● **Stated exercise**: Tally the lines that hold the string "this", and reply with the count alone.

● **Data excerpts**:
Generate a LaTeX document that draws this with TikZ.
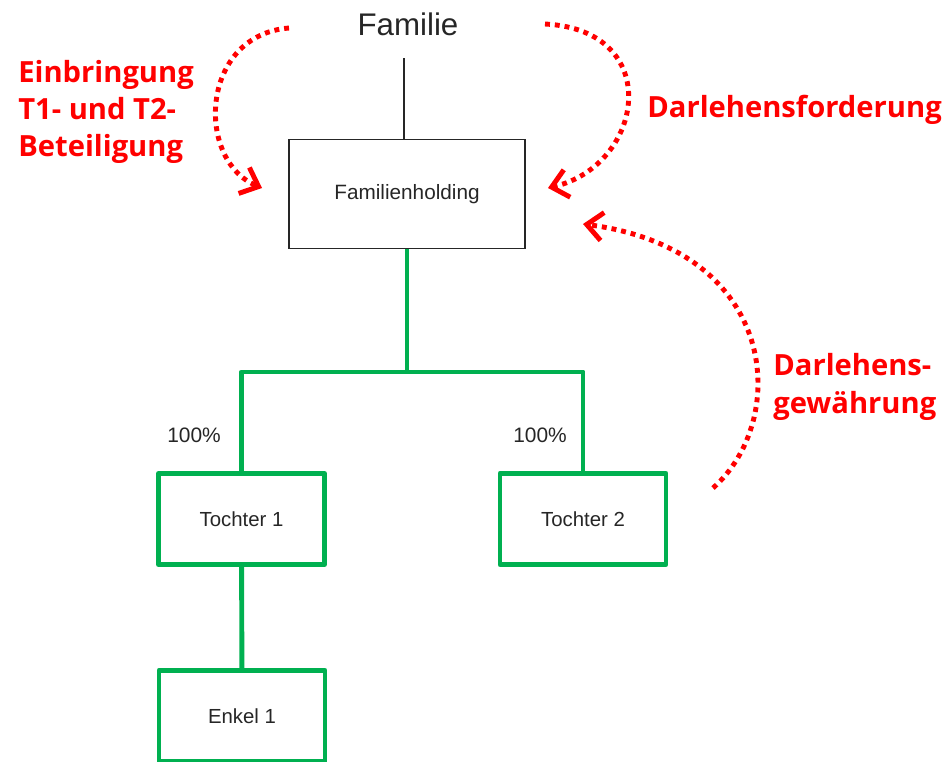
\documentclass[tikz,border=0pt]{standalone}
\usepackage{fontspec}
\setmainfont{Liberation Sans}
\newfontfamily\flowfont{Open Sans}
\usetikzlibrary{arrows.meta}
\definecolor{boxgreen}{RGB}{0,176,80}
\definecolor{inkgray}{RGB}{38,38,38}

\begin{document}
\begin{tikzpicture}[x=0.02cm, y=-0.02cm,
		holdbox/.style={draw=inkgray, line width=1.1pt, minimum width=4.72cm, minimum height=2.18cm, inner sep=0pt, text=inkgray, font=\fontsize{11.8}{14}\selectfont},
		subbox/.style={draw=boxgreen, line width=2.8pt, line join=round, minimum width=3.32cm, minimum height=1.82cm, inner sep=0pt, text=inkgray, font=\fontsize{11.6}{14}\selectfont},
		share/.style={text=inkgray, inner sep=0pt, font=\fontsize{11.9}{14}\selectfont},
		owner/.style={boxgreen, line width=2.8pt, line join=round},
		flow/.style={red, line width=2.8pt, dash pattern=on 2.8pt off 2.8pt, -{Straight Barb[length=9pt,width=16pt]}},
		flowtext/.style={red, inner sep=0pt, align=left, font=\flowfont\bfseries\fontsize{16.6}{21.2}\selectfont}]
		\useasboundingbox (0,0) rectangle (949,761);
		% Gesellschaften
		\node[text=inkgray, minimum height=1.36cm, inner sep=0pt, font=\fontsize{17.8}{20}\selectfont] (familie) at (408,24) {Familie};
		\node[holdbox] (holding) at (407,194) {Familienholding};
		\node[subbox] (t1) at (241.5,519) {Tochter 1};
		\node[subbox] (t2) at (583,519) {Tochter 2};
		\node[subbox] (e1) at (242,716) {Enkel 1};
		% Beteiligungen
		\draw[inkgray, line width=1.1pt] ([xshift=-0.08cm]familie.south) -- ([xshift=-0.08cm]familie.south |- holding.north);
		\coordinate (bus) at (407,372);
		\draw[owner] (holding) -- (bus);
		\draw[owner] (t1.north) |- (bus) -| (t2.north);
		\draw[owner] (t1) -- (e1);
		\node[share] (s1) at (194,435) {100\%};
		\node[share] (s2) at (540,435) {100\%};
		% Zahlungsfluesse
		\coordinate (in1) at (289,28);
		\coordinate (out1) at (262,188);
		\coordinate (in2) at (545,24);
		\coordinate (out2) at (548,188);
		\coordinate (in3) at (713,488);
		\coordinate (out3) at (583,224);
		\draw[flow] (in1) .. controls (200,35) and (195,160) .. (out1);
		\draw[flow] (in2) .. controls (665,30) and (645,165) .. (out2);
		\draw[flow] (in3) .. controls (790,420) and (780,250) .. (out3);
		\node[flowtext, anchor=west] (einbr) at (18,112) {Einbringung\\T1- und T2-\\Beteiligung};
		\node[flowtext, anchor=base west] (dforder) at (647,117) {Darlehensforderung};
		\node[flowtext, anchor=west] (dgewaehr) at (773,387) {Darlehens-\\gew\"ahrung};
	\end{tikzpicture}
\end{document}
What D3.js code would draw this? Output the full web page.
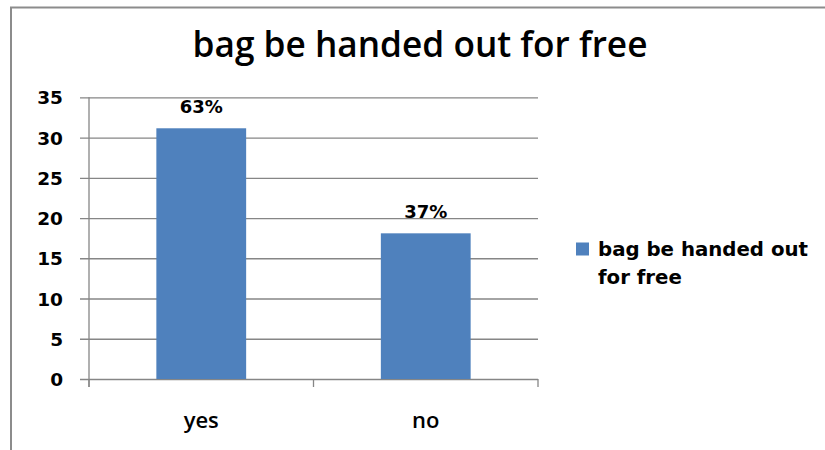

● **Task solution**: 2